A Washington federal district court has dismissed with prejudice class action claims against Amazon alleging that the company’s use of cookies to track consumers’ personal data violated the Consumer Fraud and Abuse Act (CFAA), and has requested further briefing on a claimed violation of the Washington Consumer Protection Act (WCPA). (Del Vecchio v. Amazon). This decision highlights how important it is for website operators to clearly and conspicuously disclose how they use cookies, while raising the question of who should profit from invisible traffic in information that takes place whenever we activate our web browser.

Cookies are small units of code that website operators can send to Internet browsers accessing their sites. While cookies may be set to delete when a browsing session terminates, many cookies remain stored on a user’s browser. Each subsequent time that this browser uploads a webpage on the site, the operator can access data stored in those cookies to customize webpages based on the user’s browsing activities. The most controversial cookies are those that track a user’s activity across the Internet. The European Union has enacted regulations requiring website operators to more fully disclose how websites deploy cookies, and to give users more control over the cookies placed on the browsers. The FTC has issued a white paper calling on industry to adopt similar disclosure practices in the United States.

In Del Vecchio, the plaintiffs complained that Amazon placed cookies on their hard drives against their wishes, even after users had attempted to block cookies with their browser setting. Under the CFAA, a plaintiff can state a civil cause of action where a defendant intentionally accesses a computer without authorization, but only if such conduct causes the plaintiff loss or damages of at least $5,000 over a one-year period. In arguing that they met the damages threshold, the Del Vecchio plaintiffs claimed that Amazon derived substantial financial gain through its use of cookies to gather the plaintiffs’ personal information. Conversely, plaintiffs claimed that they lost the opportunity to realize such gain.

Assuming the factual allegations of the complaint to be true for the purposes of the motion, the court acknowledged that, in theory, a plaintiff’s lost opportunity to sell his computer usage data to marketers could constitute a monetary loss that satisfies the $5,000 damage threshold of the CFAA.  But here, the court found that the plaintiffs’ claims were entirely speculative because they did not allege facts showing that they had the capacity or opportunity to independently monetize their raw computer usage information.
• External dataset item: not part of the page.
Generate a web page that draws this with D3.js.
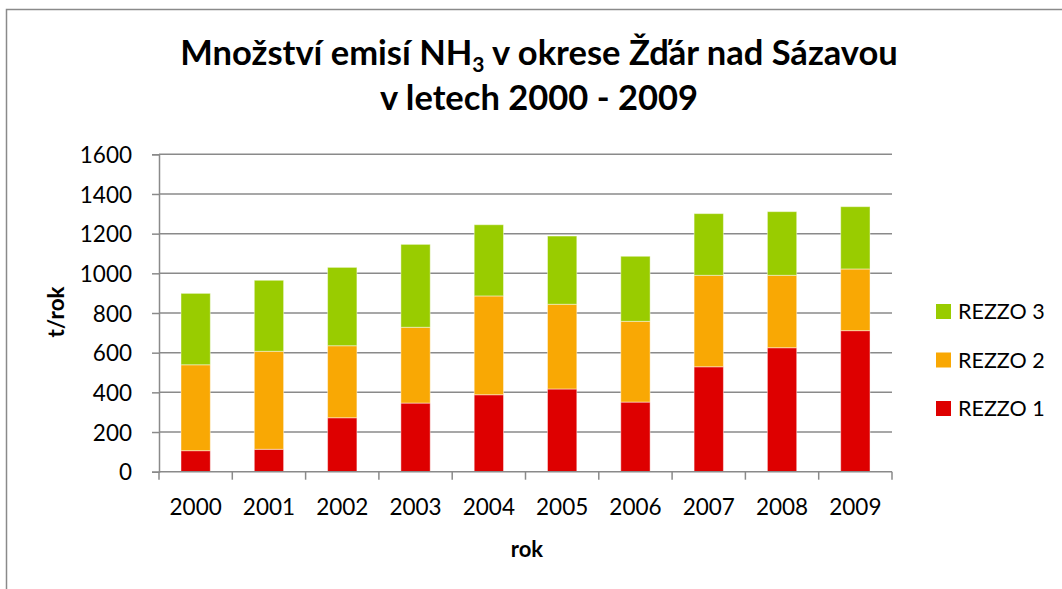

As a result, the court granted Amazon’s motion to dismiss for the plaintiffs’ failure to state a claim under the CFAA.

The court further found that the plaintiffs still might have a viable claim under Washington’s Consumer Protection Act (the “WCPA”). The WCPA requires a showing of injury, but, unlike the CFAA, does not require a plaintiff to demonstrate monetary damages in order to satisfy the requirement. In this case, the court stated that in order to allege an injury, the plaintiffs would need to demonstrate that Amazon accessed their computers or their information without authorization.

The court noted that Amazon’s “Conditions of Use and Privacy Notice” notifies visitors to Amazon sites that the company uses cookies and that the terms state that the plaintiffs’ use of Amazon was conditioned on their acceptance of those very terms. The court asked the parties to file additional briefings on the issues of: (1) whether plaintiffs had authorized Amazon’s use of cookies and (2) whether Amazon’s conduct was unfair or deceptive in light of Amazon’s terms.
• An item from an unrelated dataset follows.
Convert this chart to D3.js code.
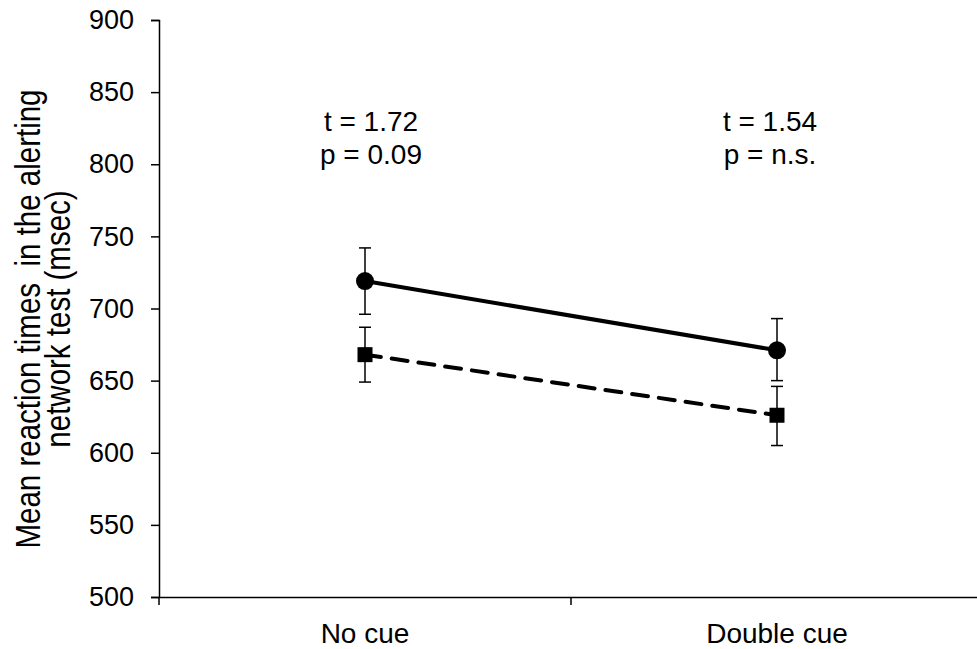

In light of the Del Vecchio decision, the recent EU cookie regulation, and concerns raised by the FTC regarding cookies, website operators should re-evaluate the manner in which they disclose cookies deployed on their website and obtain consent from users for placing these cookies on users’ browsers. While it appears that the CFAA is not available as a vehicle for privacy class action claims, privacy class action attorneys are continuing to look for other legal bases for such claims, such as the WCDA. Increased regulatory scrutiny of cookie practices is likely to further stir such litigation.

But the Del Vecchio decision also issues a challenge for privacy advocates looking to protect consumer web browsing practices. Under the holding in Del Vecchio, if consumers could sell their web usage information to marketers, then they could invoke the CFAA to prevent third parties from deploying cookies to take this web usage information without their consent. Rather than more class actions, consumers may be better served by the development of marketplaces where they can sell their web usage information for marketing purposes, rather than giving it away to the websites they access.